A growing number of tools and services—some free, others for a cost—are available to help people navigate these waters. In recent years, many free sophisticated online calculators help users determine how and when to claim benefits.

The earnings test deters people from working in retirement—and shouldn't. 

Social Security's earnings test, in which benefits are reduced if a person is collecting benefits and income at the same time, generates numerous questions and much confusion. If you are under your full retirement age when you first receive Social Security benefits and if you have earned income, $1 in benefits will be deducted for each $2 you earn above an annual limit. In 2014, that limit is $15,480. In the year you reach your full retirement age, the penalty shrinks; after you reach full retirement age, the deductions end completely. The apparent penalties aren't what they seem and the money lost to the earnings test isn't really lost. Once you reach full retirement age, Social Security recalculates—and increases—your future benefits to account for any dollars withheld.

Spouses, at a minimum, should be aware of three claiming strategies. 

Maximize survivor benefits:  The longer you wait to claim, the larger the survivor benefits.

Claim and suspend: Once you reach full retirement age, you can claim your benefit and then suspend it. This allows for two things: Your spouse, if he or she is 62 or older, can begin collecting spousal benefits from Social Security. Second, your own benefit, when you eventually claim it, will have increased in size.

Claim a spousal benefit, then later claim your own benefit: At full retirement age—if you are eligible for a spousal benefit and your own retirement benefit—you have the option of claiming just the spousal benefit. At a future point in time, you can then jump to your own benefit, which will have increased in size.

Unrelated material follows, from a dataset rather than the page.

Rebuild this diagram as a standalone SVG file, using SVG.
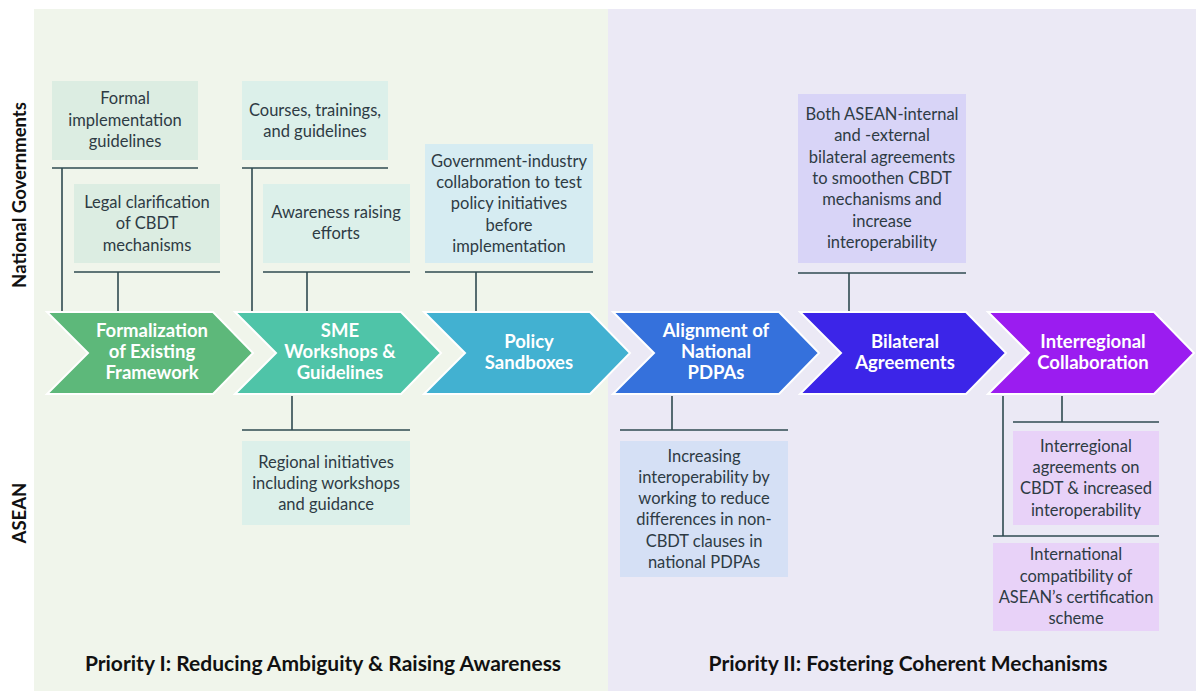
<svg xmlns="http://www.w3.org/2000/svg" width="1196" height="691" viewBox="0 0 1196 691">
  <style>
    .body { font-family: Lato, "Open Sans", "Liberation Sans", sans-serif; font-size: 16.5px; fill: #2e3b44; text-anchor: middle; }
    .chev { font-family: Lato, "Open Sans", "Liberation Sans", sans-serif; font-size: 18.5px; font-weight: bold; fill: #ffffff; text-anchor: middle; }
    .lane { font-family: Lato, "Open Sans", "Liberation Sans", sans-serif; font-size: 18.5px; font-weight: bold; fill: #111111; text-anchor: middle; }
    .prio { font-family: Lato, "Open Sans", "Liberation Sans", sans-serif; font-size: 21px; font-weight: bold; fill: #111111; text-anchor: middle; }
    .conn line { stroke: #2f4a50; stroke-width: 1.6; }
    .arrow { stroke: #ffffff; stroke-width: 2; }
  </style>
  <defs>
    <!-- one chevron step, 206 wide, 82 tall -->
    <polygon id="chevron" points="0,0 166,0 206,41 166,82 0,82 41,41"/>
  </defs>

  <rect width="1196" height="691" fill="#ffffff"/>
  <!-- priority panels -->
  <rect id="panel-1" x="34" y="9" width="574" height="682" fill="#f0f5eb"/>
  <rect id="panel-2" x="608" y="9" width="588" height="682" fill="#ebe9f5"/>

  <!-- lane labels -->
  <text class="lane" transform="translate(26,195) rotate(-90)">National Governments</text>
  <text class="lane" transform="translate(26,513) rotate(-90)">ASEAN</text>

  <!-- connectors -->
  <g class="conn" id="connectors">
    <line x1="52" y1="168" x2="198" y2="168"/>
    <line x1="62" y1="168" x2="62" y2="311"/>
    <line x1="74" y1="272" x2="220" y2="272"/>
    <line x1="118" y1="272" x2="118" y2="311"/>
    <line x1="242" y1="168" x2="388" y2="168"/>
    <line x1="252" y1="168" x2="252" y2="311"/>
    <line x1="263" y1="272" x2="410" y2="272"/>
    <line x1="307" y1="272" x2="307" y2="311"/>
    <line x1="425" y1="272" x2="593" y2="272"/>
    <line x1="476" y1="272" x2="476" y2="311"/>
    <line x1="798" y1="273" x2="966" y2="273"/>
    <line x1="849" y1="273" x2="849" y2="311"/>
    <line x1="292" y1="396" x2="292" y2="430"/>
    <line x1="242" y1="430" x2="410" y2="430"/>
    <line x1="672" y1="396" x2="672" y2="430"/>
    <line x1="620" y1="430" x2="788" y2="430"/>
    <line x1="1062" y1="396" x2="1062" y2="422"/>
    <line x1="1013" y1="422" x2="1159" y2="422"/>
    <line x1="1003" y1="396" x2="1003" y2="536"/>
    <line x1="993" y1="536" x2="1159" y2="536"/>
  </g>

  <!-- process chevrons -->
  <g id="step-formalization">
    <use href="#chevron" x="47" y="312" fill="#5db87a" class="arrow"/>
    <text class="chev" x="152" y="337">Formalization</text>
    <text class="chev" x="152" y="358">of Existing</text>
    <text class="chev" x="152" y="379">Framework</text>
  </g>
  <g id="step-sme">
    <use href="#chevron" x="235" y="312" fill="#4fc4a8" class="arrow"/>
    <text class="chev" x="340" y="337">SME</text>
    <text class="chev" x="340" y="358">Workshops &amp;</text>
    <text class="chev" x="340" y="379">Guidelines</text>
  </g>
  <g id="step-sandboxes">
    <use href="#chevron" x="424" y="312" fill="#42b1d1" class="arrow"/>
    <text class="chev" x="529" y="348">Policy</text>
    <text class="chev" x="529" y="369">Sandboxes</text>
  </g>
  <g id="step-alignment">
    <use href="#chevron" x="613" y="312" fill="#3571dc" class="arrow"/>
    <text class="chev" x="716" y="337">Alignment of</text>
    <text class="chev" x="716" y="358">National</text>
    <text class="chev" x="716" y="379">PDPAs</text>
  </g>
  <g id="step-bilateral">
    <use href="#chevron" x="800" y="312" fill="#3c25e8" class="arrow"/>
    <text class="chev" x="905" y="348">Bilateral</text>
    <text class="chev" x="905" y="369">Agreements</text>
  </g>
  <g id="step-interregional">
    <use href="#chevron" x="988" y="312" fill="#9b1cf0" class="arrow"/>
    <text class="chev" x="1093" y="348">Interregional</text>
    <text class="chev" x="1093" y="369">Collaboration</text>
  </g>

  <!-- national government measures -->
  <g id="formal-guidelines">
    <rect x="52" y="81" width="146" height="79" fill="#dcede2"/>
    <text class="body" x="125" y="104">Formal</text>
    <text class="body" x="125" y="126">implementation</text>
    <text class="body" x="125" y="147">guidelines</text>
  </g>
  <g id="legal-clarification">
    <rect x="74" y="184" width="146" height="79" fill="#dcede2"/>
    <text class="body" x="147" y="208">Legal clarification</text>
    <text class="body" x="147" y="229">of CBDT</text>
    <text class="body" x="147" y="251">mechanisms</text>
  </g>
  <g id="courses">
    <rect x="242" y="81" width="146" height="79" fill="#dcf0ea"/>
    <text class="body" x="315" y="116">Courses, trainings,</text>
    <text class="body" x="315" y="137">and guidelines</text>
  </g>
  <g id="awareness">
    <rect x="263" y="184" width="147" height="79" fill="#dcf0ea"/>
    <text class="body" x="336" y="218">Awareness raising</text>
    <text class="body" x="336" y="239">efforts</text>
  </g>
  <g id="gov-industry">
    <rect x="425" y="144" width="168" height="119" fill="#d6ecf2"/>
    <text class="body" x="509" y="167">Government-industry</text>
    <text class="body" x="509" y="188">collaboration to test</text>
    <text class="body" x="509" y="209">policy initiatives</text>
    <text class="body" x="509" y="231">before</text>
    <text class="body" x="509" y="252">implementation</text>
  </g>
  <g id="bilateral-detail">
    <rect x="798" y="94" width="168" height="169" fill="#d8d4f7"/>
    <text class="body" x="882" y="120">Both ASEAN-internal</text>
    <text class="body" x="882" y="141">and -external</text>
    <text class="body" x="882" y="163">bilateral agreements</text>
    <text class="body" x="882" y="184">to smoothen CBDT</text>
    <text class="body" x="882" y="205">mechanisms and</text>
    <text class="body" x="882" y="227">increase</text>
    <text class="body" x="882" y="248">interoperability</text>
  </g>

  <!-- ASEAN measures -->
  <g id="regional-initiatives">
    <rect x="242" y="441" width="168" height="84" fill="#dcf0ea"/>
    <text class="body" x="326" y="468">Regional initiatives</text>
    <text class="body" x="326" y="489">including workshops</text>
    <text class="body" x="326" y="510">and guidance</text>
  </g>
  <g id="interoperability">
    <rect x="620" y="441" width="168" height="136" fill="#d5e0f5"/>
    <text class="body" x="704" y="462">Increasing</text>
    <text class="body" x="704" y="483">interoperability by</text>
    <text class="body" x="704" y="504">working to reduce</text>
    <text class="body" x="704" y="525">differences in non-</text>
    <text class="body" x="704" y="547">CBDT clauses in</text>
    <text class="body" x="704" y="568">national PDPAs</text>
  </g>
  <g id="interregional-agreements">
    <rect x="1013" y="431" width="146" height="94" fill="#e8d2f8"/>
    <text class="body" x="1086" y="452">Interregional</text>
    <text class="body" x="1086" y="473">agreements on</text>
    <text class="body" x="1086" y="494">CBDT &amp; increased</text>
    <text class="body" x="1086" y="516">interoperability</text>
  </g>
  <g id="certification">
    <rect x="993" y="543" width="166" height="88" fill="#e8d2f8"/>
    <text class="body" x="1076" y="560">International</text>
    <text class="body" x="1076" y="582">compatibility of</text>
    <text class="body" x="1076" y="603">ASEAN’s certification</text>
    <text class="body" x="1076" y="624">scheme</text>
  </g>

  <!-- priority captions -->
  <text class="prio" x="323" y="671">Priority I: Reducing Ambiguity &amp; Raising Awareness</text>
  <text class="prio" x="908" y="671">Priority II: Fostering Coherent Mechanisms</text>
</svg>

"Deemed filing" can box you in. 

Claim benefits before full retirement age, and your options are limited; claim benefits after full retirement age, and you have more flexibility—and bigger payouts. It's a frequent question: A husband who is already collecting Social Security (or weighing the claim-and-suspend strategy) asks if his wife can take just a spousal benefit at age 62—and then switch to a (presumably larger) benefit based on her earnings record in the future. The answer: Nope.

If the wife, in this case, applies for benefits before her full retirement age, she is "deemed"—in the eyes of the Social Security Administration—to have filed for both benefits: the benefit based on her work record and a spousal benefit.

She will receive the higher of the two figures, but she will be locked into that reduced benefit going forward. (Reduced because she is claiming benefits before full retirement age.)

Divorced spouses and survivors don't know what they don't know. 

Always err on the side of telling Social Security about your family circumstances and/or a change in those circumstances. Telling the agency about ex-spouses, deceased spouses, or children can have an impact and make you eligible for additional benefits.

Delaying Social Security doesn't just result in a bigger benefit; it also can make good tax sense. 

If you delay claiming Social Security and, as a result, end up with larger benefits, future withdrawals from savings will likely be smaller—a recipe for lower levels of taxable income. This is because as much as 85% of a married couple's benefits are subject to tax when their income exceeds $44,000 ($34,000 for individuals); as much as 50% of benefits are taxable at lower income levels.